▶ **PROVIDED DATA**
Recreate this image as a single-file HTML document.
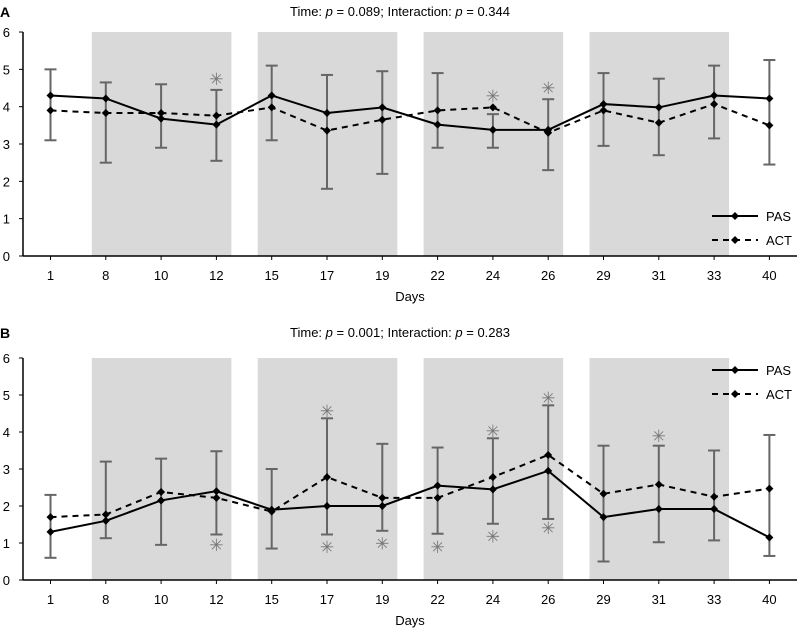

==

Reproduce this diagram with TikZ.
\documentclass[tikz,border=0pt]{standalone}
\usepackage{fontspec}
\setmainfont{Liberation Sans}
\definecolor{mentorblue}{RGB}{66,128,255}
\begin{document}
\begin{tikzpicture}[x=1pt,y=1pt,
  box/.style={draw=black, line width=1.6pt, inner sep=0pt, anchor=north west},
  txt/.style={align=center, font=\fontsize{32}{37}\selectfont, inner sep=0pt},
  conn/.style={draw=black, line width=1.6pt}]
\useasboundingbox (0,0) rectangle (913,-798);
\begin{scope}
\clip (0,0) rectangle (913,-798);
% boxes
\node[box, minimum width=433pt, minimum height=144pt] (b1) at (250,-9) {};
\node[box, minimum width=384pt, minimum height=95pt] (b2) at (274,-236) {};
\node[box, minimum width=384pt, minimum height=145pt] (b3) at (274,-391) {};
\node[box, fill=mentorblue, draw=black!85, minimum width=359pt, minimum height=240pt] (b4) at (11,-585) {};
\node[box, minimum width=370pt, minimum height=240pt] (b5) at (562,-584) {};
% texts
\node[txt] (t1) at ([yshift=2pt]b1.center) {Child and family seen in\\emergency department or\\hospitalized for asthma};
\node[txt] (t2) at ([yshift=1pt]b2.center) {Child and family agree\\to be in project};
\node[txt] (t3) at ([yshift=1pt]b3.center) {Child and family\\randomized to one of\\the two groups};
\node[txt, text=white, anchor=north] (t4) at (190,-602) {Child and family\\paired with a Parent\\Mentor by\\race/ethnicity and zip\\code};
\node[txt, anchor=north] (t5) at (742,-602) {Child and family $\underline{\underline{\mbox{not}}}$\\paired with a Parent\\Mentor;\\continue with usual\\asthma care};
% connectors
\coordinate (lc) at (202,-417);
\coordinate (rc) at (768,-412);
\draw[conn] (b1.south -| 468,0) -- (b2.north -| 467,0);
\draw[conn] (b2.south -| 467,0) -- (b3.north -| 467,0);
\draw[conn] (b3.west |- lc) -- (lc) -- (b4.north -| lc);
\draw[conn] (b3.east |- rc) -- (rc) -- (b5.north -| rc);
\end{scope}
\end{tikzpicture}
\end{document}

▶ **WHAT IS BEING ASKED**
Scan the listing above for the word "this" and copy every line that holds it.

▶ **THE ANSWER**
Recreate this image as a single-file HTML document.
Reproduce this diagram with TikZ.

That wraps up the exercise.